-- Exercise inputs --
_ _ _ _ _

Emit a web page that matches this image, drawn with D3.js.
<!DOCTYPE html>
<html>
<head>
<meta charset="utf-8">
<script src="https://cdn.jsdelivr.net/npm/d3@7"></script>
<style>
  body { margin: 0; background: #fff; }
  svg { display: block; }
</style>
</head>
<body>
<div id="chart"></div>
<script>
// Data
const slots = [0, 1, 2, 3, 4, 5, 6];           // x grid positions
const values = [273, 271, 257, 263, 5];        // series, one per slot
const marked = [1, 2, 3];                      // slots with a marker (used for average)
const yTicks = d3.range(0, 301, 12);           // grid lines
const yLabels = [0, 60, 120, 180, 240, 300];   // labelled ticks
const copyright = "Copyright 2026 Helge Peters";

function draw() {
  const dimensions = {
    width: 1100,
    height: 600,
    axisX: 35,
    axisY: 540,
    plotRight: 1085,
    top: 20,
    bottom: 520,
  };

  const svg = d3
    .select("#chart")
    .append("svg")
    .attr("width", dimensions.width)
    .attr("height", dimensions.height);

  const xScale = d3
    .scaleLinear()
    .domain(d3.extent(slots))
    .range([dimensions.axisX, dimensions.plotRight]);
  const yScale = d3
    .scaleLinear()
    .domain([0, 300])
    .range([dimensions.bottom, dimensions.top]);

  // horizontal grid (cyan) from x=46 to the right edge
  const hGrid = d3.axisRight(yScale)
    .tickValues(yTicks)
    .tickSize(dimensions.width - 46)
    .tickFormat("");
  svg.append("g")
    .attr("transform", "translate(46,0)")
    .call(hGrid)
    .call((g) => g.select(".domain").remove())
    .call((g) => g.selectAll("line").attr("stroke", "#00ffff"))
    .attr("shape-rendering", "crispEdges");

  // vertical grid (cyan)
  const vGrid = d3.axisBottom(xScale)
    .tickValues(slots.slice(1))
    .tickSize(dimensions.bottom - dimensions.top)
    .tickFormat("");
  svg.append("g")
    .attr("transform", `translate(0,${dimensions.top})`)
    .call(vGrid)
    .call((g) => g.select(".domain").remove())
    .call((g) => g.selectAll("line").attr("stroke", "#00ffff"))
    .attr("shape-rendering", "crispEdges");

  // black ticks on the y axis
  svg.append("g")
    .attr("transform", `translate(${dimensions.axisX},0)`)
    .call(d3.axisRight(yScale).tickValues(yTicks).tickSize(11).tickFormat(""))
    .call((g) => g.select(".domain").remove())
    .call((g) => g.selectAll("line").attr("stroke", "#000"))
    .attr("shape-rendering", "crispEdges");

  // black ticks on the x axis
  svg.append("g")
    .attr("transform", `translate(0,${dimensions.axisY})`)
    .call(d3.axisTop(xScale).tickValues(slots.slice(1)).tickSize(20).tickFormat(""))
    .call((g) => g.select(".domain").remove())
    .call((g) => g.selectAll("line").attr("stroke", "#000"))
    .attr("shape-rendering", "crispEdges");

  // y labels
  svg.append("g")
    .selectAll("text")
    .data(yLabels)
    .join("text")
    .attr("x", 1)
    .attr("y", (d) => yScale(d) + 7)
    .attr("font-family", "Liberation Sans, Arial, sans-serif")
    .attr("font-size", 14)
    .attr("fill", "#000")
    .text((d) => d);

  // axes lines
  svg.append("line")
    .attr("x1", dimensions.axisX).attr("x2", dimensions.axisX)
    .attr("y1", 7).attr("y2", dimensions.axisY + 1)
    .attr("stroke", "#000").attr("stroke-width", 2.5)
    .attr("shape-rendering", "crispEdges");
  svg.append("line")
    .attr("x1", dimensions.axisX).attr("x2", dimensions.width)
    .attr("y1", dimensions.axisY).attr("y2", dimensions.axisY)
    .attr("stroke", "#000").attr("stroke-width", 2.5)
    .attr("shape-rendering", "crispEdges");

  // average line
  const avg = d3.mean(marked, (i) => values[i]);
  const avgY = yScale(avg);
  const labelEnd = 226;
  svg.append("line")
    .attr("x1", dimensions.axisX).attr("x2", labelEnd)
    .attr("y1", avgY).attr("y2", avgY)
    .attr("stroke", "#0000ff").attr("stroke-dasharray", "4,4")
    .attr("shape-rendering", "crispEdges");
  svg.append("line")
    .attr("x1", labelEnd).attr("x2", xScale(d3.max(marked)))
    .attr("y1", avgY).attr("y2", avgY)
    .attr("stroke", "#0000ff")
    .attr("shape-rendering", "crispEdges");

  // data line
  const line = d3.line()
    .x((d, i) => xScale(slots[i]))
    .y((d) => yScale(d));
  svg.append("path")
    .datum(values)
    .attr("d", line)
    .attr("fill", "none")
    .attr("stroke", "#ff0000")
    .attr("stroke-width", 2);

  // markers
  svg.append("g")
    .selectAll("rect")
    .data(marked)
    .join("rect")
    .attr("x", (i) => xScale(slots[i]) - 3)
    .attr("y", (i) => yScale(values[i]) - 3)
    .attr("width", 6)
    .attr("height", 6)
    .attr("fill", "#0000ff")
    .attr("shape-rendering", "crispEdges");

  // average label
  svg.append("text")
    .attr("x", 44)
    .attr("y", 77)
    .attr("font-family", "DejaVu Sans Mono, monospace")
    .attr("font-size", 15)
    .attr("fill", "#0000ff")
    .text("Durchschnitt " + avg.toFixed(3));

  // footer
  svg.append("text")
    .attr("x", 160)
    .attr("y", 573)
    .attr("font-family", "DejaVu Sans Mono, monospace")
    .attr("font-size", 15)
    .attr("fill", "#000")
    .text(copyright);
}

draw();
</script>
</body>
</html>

_ _ _ _ _

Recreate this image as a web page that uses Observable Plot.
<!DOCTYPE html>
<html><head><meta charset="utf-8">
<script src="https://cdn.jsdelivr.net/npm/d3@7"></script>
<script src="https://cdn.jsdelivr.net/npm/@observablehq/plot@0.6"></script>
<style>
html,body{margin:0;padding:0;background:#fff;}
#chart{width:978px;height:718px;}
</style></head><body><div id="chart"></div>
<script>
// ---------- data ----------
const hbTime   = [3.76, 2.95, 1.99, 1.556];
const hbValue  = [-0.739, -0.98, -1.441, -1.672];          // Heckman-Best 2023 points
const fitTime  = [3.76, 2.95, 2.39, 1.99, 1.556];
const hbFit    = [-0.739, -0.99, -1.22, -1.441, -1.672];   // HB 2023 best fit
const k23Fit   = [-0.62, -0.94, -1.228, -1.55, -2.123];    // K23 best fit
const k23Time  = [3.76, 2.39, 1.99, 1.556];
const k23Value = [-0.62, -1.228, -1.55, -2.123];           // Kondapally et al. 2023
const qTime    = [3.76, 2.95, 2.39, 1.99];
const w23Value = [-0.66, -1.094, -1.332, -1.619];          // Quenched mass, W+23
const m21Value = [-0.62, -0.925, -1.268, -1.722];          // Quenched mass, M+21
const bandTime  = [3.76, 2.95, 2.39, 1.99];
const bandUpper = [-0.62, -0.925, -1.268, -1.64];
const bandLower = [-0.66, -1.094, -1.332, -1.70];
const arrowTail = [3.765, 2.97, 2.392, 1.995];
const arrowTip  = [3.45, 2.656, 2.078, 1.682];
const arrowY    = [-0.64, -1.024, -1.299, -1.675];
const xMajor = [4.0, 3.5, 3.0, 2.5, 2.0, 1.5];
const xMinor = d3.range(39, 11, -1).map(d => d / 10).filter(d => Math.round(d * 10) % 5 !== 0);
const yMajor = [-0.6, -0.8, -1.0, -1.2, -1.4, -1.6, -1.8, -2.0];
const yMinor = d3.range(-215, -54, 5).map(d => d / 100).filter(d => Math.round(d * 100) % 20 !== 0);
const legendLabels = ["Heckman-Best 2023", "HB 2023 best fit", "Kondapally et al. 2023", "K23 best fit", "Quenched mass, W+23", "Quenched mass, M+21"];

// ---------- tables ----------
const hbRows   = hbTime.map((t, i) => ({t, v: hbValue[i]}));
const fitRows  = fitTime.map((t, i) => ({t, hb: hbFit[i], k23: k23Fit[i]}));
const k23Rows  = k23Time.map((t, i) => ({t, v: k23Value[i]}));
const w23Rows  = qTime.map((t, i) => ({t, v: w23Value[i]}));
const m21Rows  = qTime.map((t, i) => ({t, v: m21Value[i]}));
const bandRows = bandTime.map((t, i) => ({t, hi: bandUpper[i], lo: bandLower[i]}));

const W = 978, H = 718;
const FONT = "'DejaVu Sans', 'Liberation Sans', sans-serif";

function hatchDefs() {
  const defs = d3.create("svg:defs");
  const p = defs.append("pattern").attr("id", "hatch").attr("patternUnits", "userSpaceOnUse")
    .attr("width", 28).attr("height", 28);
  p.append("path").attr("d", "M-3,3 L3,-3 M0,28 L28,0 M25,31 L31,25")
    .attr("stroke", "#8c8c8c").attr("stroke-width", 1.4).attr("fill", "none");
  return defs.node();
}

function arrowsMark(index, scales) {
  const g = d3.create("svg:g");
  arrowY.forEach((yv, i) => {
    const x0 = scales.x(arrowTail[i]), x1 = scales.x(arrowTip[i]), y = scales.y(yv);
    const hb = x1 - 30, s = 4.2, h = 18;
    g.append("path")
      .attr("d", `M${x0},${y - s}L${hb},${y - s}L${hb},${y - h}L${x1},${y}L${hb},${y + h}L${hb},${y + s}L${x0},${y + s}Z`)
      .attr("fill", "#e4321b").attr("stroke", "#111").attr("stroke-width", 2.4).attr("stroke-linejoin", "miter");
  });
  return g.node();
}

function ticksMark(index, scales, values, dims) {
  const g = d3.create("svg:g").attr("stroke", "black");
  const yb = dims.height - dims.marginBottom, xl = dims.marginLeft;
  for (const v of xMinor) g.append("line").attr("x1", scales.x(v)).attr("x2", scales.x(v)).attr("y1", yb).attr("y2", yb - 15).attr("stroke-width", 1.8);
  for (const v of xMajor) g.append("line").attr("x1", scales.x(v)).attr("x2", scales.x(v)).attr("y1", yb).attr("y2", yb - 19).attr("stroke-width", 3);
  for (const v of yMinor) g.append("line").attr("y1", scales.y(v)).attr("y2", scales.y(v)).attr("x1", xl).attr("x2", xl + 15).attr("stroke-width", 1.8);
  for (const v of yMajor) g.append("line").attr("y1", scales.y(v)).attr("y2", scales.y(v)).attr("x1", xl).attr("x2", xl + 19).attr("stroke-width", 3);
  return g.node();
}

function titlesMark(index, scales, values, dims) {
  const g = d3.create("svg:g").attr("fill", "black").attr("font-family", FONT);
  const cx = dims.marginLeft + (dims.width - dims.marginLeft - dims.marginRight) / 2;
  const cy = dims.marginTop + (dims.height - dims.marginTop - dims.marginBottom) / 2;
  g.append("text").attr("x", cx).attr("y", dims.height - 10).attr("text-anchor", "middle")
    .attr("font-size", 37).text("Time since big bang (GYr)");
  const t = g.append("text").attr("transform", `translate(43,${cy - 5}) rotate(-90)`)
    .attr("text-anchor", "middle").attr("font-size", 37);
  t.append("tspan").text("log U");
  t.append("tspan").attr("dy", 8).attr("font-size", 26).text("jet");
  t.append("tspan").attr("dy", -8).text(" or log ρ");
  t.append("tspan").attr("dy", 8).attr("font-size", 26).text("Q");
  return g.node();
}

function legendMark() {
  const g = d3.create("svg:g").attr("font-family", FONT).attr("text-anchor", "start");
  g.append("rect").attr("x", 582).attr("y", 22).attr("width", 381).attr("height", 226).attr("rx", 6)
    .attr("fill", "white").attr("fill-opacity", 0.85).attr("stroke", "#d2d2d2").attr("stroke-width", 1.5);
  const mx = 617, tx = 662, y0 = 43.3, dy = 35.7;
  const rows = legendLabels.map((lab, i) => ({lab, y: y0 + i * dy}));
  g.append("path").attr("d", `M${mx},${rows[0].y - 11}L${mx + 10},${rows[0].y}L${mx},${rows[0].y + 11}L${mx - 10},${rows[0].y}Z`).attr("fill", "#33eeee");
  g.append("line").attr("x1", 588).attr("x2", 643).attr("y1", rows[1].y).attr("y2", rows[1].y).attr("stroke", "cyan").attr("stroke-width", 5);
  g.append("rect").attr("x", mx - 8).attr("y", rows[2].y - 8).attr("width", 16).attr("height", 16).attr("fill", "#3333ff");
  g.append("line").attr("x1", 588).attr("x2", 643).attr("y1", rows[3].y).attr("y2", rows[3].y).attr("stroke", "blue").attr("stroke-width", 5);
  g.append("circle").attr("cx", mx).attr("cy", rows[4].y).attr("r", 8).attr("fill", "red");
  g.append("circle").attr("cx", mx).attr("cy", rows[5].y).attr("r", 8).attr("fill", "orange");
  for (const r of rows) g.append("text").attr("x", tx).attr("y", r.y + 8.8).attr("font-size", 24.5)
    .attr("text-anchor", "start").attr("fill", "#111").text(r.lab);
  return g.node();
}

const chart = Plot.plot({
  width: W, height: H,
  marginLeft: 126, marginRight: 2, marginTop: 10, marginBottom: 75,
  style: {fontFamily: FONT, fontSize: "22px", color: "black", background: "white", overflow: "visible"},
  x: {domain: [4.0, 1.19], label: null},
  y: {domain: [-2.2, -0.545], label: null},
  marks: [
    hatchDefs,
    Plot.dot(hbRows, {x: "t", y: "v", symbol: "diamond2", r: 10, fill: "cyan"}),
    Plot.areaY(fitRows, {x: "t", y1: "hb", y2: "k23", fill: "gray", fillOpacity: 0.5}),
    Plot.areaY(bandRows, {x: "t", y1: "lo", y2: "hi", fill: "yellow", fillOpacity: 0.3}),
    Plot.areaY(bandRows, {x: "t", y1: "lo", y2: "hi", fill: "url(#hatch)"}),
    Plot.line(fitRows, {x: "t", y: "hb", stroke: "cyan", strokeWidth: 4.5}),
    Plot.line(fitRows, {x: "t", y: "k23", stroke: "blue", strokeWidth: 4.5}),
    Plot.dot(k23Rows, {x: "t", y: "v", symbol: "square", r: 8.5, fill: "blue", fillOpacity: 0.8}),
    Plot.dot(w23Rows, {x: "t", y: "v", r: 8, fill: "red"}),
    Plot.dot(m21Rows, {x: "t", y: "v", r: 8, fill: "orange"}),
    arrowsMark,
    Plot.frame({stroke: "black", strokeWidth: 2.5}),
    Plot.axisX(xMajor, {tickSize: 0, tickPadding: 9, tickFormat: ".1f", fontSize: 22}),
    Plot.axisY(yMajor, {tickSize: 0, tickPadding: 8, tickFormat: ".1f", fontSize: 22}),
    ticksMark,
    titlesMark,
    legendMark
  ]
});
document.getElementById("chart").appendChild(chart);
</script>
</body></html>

_ _ _ _ _

-- Task to complete --
Select every line above that contains the word "this", and copy it.

-- Exercise response --
Emit a web page that matches this image, drawn with D3.js.
Recreate this image as a web page that uses Observable Plot.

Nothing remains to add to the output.